Likewise, beware of empty calories.Inspirational speakers often come with dessert, and like dessert are sugary. You leave high and energized, but by the time you re-submerge into the piles on your desk, the inspiration has melted like cotton candy on the tongue. Seek advanced education with good nutrition.
You can spend hours engaged in educational opportunities and learn little. We tend to nibble at learning instead of sitting down for a full meal. People love TED talks, and I’m included. The best talks are a jolt of caffeine. They inspire and inform, but at eighteen minutes, they lack depth. Contrast this with the Chautauqua Institution’s learning model: They study a topic for a full week; in some cases multiple weeks over multiple summers. The Institute for Leaders in Development also requires development directors to dig deep into development for a year.
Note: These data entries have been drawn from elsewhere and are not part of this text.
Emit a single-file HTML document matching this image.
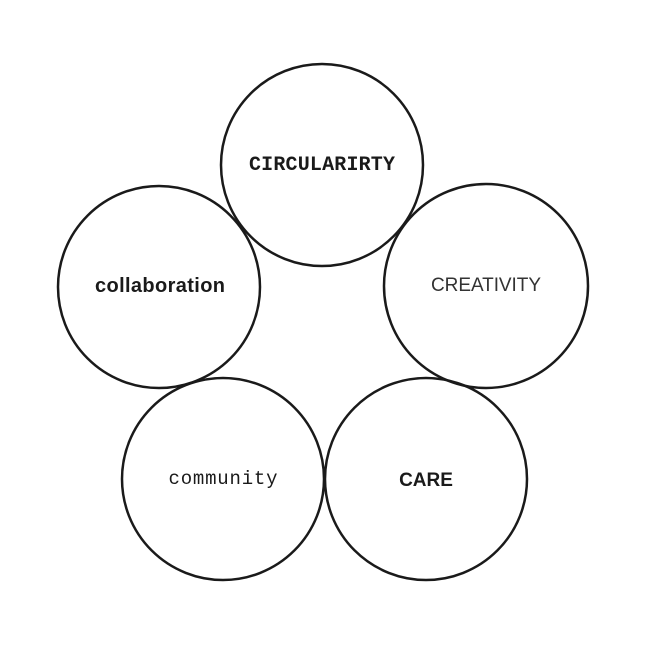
<!DOCTYPE html>
<html><head><meta charset="utf-8"><style>
html,body{margin:0;padding:0;background:#fff;width:646px;height:646px;overflow:hidden}
</style></head><body>
<svg width="646" height="646" viewBox="0 0 646 646" xmlns="http://www.w3.org/2000/svg">
<g fill="none" stroke="#1a1a1a" stroke-width="2.5">
<circle cx="322" cy="165" r="101"/>
<circle cx="486" cy="286" r="102"/>
<circle cx="159" cy="287" r="101"/>
<circle cx="223" cy="479" r="101"/>
<circle cx="426" cy="479" r="101"/>
</g>
<g fill="#1a1a1a" text-anchor="middle">
<text x="322" y="170" font-family="Liberation Mono, monospace" font-weight="bold" font-size="20" textLength="146">CIRCULARIRTY</text>
<text x="486" y="291" font-family="Liberation Sans, sans-serif" font-size="19" fill="#333" textLength="110">CREATIVITY</text>
<text x="160" y="292" font-family="Liberation Sans, sans-serif" font-weight="bold" font-size="20" textLength="130">collaboration</text>
<text x="223" y="484" font-family="Liberation Mono, monospace" font-size="19" textLength="109">community</text>
<text x="426" y="486" font-family="Liberation Sans, sans-serif" font-size="19" font-weight="bold">CARE</text>
</g>
</svg>
</body></html>
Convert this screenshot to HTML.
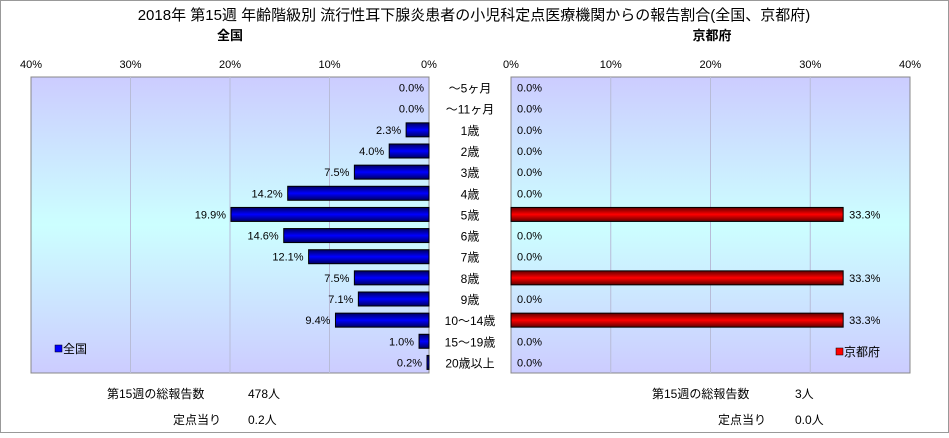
<!DOCTYPE html>
<html><head><meta charset="utf-8"><style>
body{margin:0;width:949px;height:433px;overflow:hidden;background:#fff;font-family:"Liberation Sans","Noto Sans CJK JP",sans-serif;}
svg text{font-family:"Liberation Sans","Noto Sans CJK JP",sans-serif;}
</style></head><body>
<svg id="chart" width="949" height="433" xmlns="http://www.w3.org/2000/svg">
<defs>
<linearGradient id="bg" x1="0" y1="0" x2="0" y2="1">
<stop offset="0" stop-color="#ccccff"/><stop offset="0.5" stop-color="#ccffff"/><stop offset="1" stop-color="#ccccff"/></linearGradient>
<linearGradient id="gb" x1="0" y1="0" x2="0" y2="1">
<stop offset="0" stop-color="#000060"/><stop offset="0.5" stop-color="#0000ff"/><stop offset="1" stop-color="#000060"/></linearGradient>
<linearGradient id="gr" x1="0" y1="0" x2="0" y2="1">
<stop offset="0" stop-color="#600000"/><stop offset="0.5" stop-color="#ff0000"/><stop offset="1" stop-color="#600000"/></linearGradient>
</defs>
<rect x="0.5" y="0.5" width="948" height="432" fill="none" stroke="#999"/>
<text x="474" y="20" font-size="15" text-anchor="middle">2018年 第15週 年齢階級別 流行性耳下腺炎患者の小児科定点医療機関からの報告割合(全国、京都府)</text>
<text x="230" y="40" font-size="13" font-weight="bold" text-anchor="middle">全国</text>
<text x="712" y="40" font-size="13" font-weight="bold" text-anchor="middle">京都府</text>
<rect x="31" y="77" width="398" height="296" fill="url(#bg)" stroke="#888"/>
<rect x="511" y="77" width="399" height="296" fill="url(#bg)" stroke="#888"/>
<g id="g"></g>
<rect x="55" y="345" width="7" height="7" fill="#0000ff" stroke="#000" stroke-width="0.5"/>
<text x="63" y="353" font-size="12">全国</text>
<rect x="836" y="348" width="7" height="7" fill="#ff0000" stroke="#000" stroke-width="0.5"/>
<text x="844" y="356" font-size="12">京都府</text>
<text x="107" y="398" font-size="12">第15週の総報告数</text>
<text x="248" y="398" font-size="12">478人</text>
<text x="173" y="424" font-size="12">定点当り</text>
<text x="248" y="424" font-size="12">0.2人</text>
<text x="652" y="398" font-size="12">第15週の総報告数</text>
<text x="795" y="398" font-size="12">3人</text>
<text x="718" y="424" font-size="12">定点当り</text>
<text x="795" y="424" font-size="12">0.0人</text>
</svg>
<script>
const categories=["～5ヶ月","～11ヶ月","1歳","2歳","3歳","4歳","5歳","6歳","7歳","8歳","9歳","10～14歳","15～19歳","20歳以上"];
categories.splice(13,0);
const cats=["～5ヶ月","～11ヶ月","1歳","2歳","3歳","4歳","5歳","6歳","7歳","8歳","9歳","10～14歳","15～19歳","20歳以上"];
const nationalValues=[0.0,0.0,2.3,4.0,7.5,14.2,19.9,14.6,12.1,7.5,7.1,9.4,1.0,0.2];
const kyotoValues=[0.0,0.0,0.0,0.0,0.0,0.0,33.3,0.0,0.0,33.3,0.0,33.3,0.0,0.0];
const tickValues=[0,10,20,30,40];
const NS="http://www.w3.org/2000/svg",g=document.getElementById('g');
const top0=77,plotH=296,n=cats.length,rowH=plotH/n;
// 15 rows in original: rows are spaced over 15 slots? use n rows
const L0=429,R0=511,pxPer=398/40;
const xl=v=>L0-v*pxPer, xr=v=>R0+v*(399/40);
const yc=i=>top0+rowH*(i+0.5);
function el(t,a,txt){const e=document.createElementNS(NS,t);for(const k in a)e.setAttribute(k,a[k]);if(txt!==undefined)e.textContent=txt;g.appendChild(e);return e;}
tickValues.forEach(t=>{
 if(t>0&&t<40){let e=el('line',{x1:xl(t),x2:xl(t),y1:top0,y2:top0+plotH,stroke:'#b8bcd8'});
 
 e=el('line',{x1:xr(t),x2:xr(t),y1:top0,y2:top0+plotH,stroke:'#b8bcd8'});
 }
 let e=el('text',{x:xl(t),y:68,'font-size':11,'text-anchor':'middle'},t+'%');
 
 e=el('text',{x:xr(t),y:68,'font-size':11,'text-anchor':'middle'},t+'%');
 
});
cats.forEach((c,i)=>{
 const y=yc(i);
 let e=el('text',{x:470,y:y+5,'font-size':12,'text-anchor':'middle'},c);
 
 const v=nationalValues[i];
 if(v>0){e=el('rect',{x:xl(v),y:y-7,width:L0-xl(v),height:14,fill:'url(#gb)',stroke:'#000'});
 }
 e=el('text',{x:xl(v)-5,y:y+4,'font-size':11,'text-anchor':'end'},v.toFixed(1)+'%');
 
 const k=kyotoValues[i];
 if(k>0){e=el('rect',{x:R0,y:y-7,width:xr(k)-R0,height:14,fill:'url(#gr)',stroke:'#000'});
 }
 e=el('text',{x:xr(k)+6,y:y+4,'font-size':11},k.toFixed(1)+'%');
 
});
</script>
</body></html>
This quarter focus on one area. You might choose an area where you’ll attend a conference soon. Prep for it. Read a book by a presenter and material on the conference’s topic. Alternatively, choose a topic for the quarter. Focus on board development or how to help others interpret financial documents. Or, for lighter fare, read books about other nonprofits to learn how they succeed. (For some classics see my recommended reading list.)
In part, we fail to go deep because we are bombarded with information. To avoid drowning, we swim fast. Unfortunately this can make the learning, like water, roll off of our backs. Ingenious Leaders skim media, but they also slow down to fully read and consider selected materials. Besides focusing on one topic at a time as you read or listen to articles, stop and ask: How can I incorporate this knowledge?
Nibbling, without analysis and use, results in snippets of data. While often useful, without a wider context we can’t tell if the data is helpful or even correct. Many boards “try” to earn a certain kind of income. When one attempt or nibble doesn’t work, they discard the idea. Annual appeal letters are a classic. “Didn’t work - it barely paid for itself,” mumbles a board member who attended a workshop. More accurately, it didn’t meet the expectations. Annual appeal letters are about identifying donors long term, only the best of them pay for themselves the first year.
Create Your Own
Finally, to solve your desire for advanced education, consider creating your own learning communities. With the right co-learners, interactive learning is almost always superior to individual learning. For eighteen months I met with a team of international consultants via Skype. We each taught a topic and then produced the series, “So You Want to Be a Board Member” (A special report available here.) How about using Skype or Google+ Hangout to create your own advanced-learning group, perhaps starting with the colleagues from across the country you met at the last conference?
Meet the Challenge
If you seek advanced learning, you can join existing opportunities, create your own, such as a local version of The Institute for Leaders in Development, and make selective choices every day for variety and depth. Start now.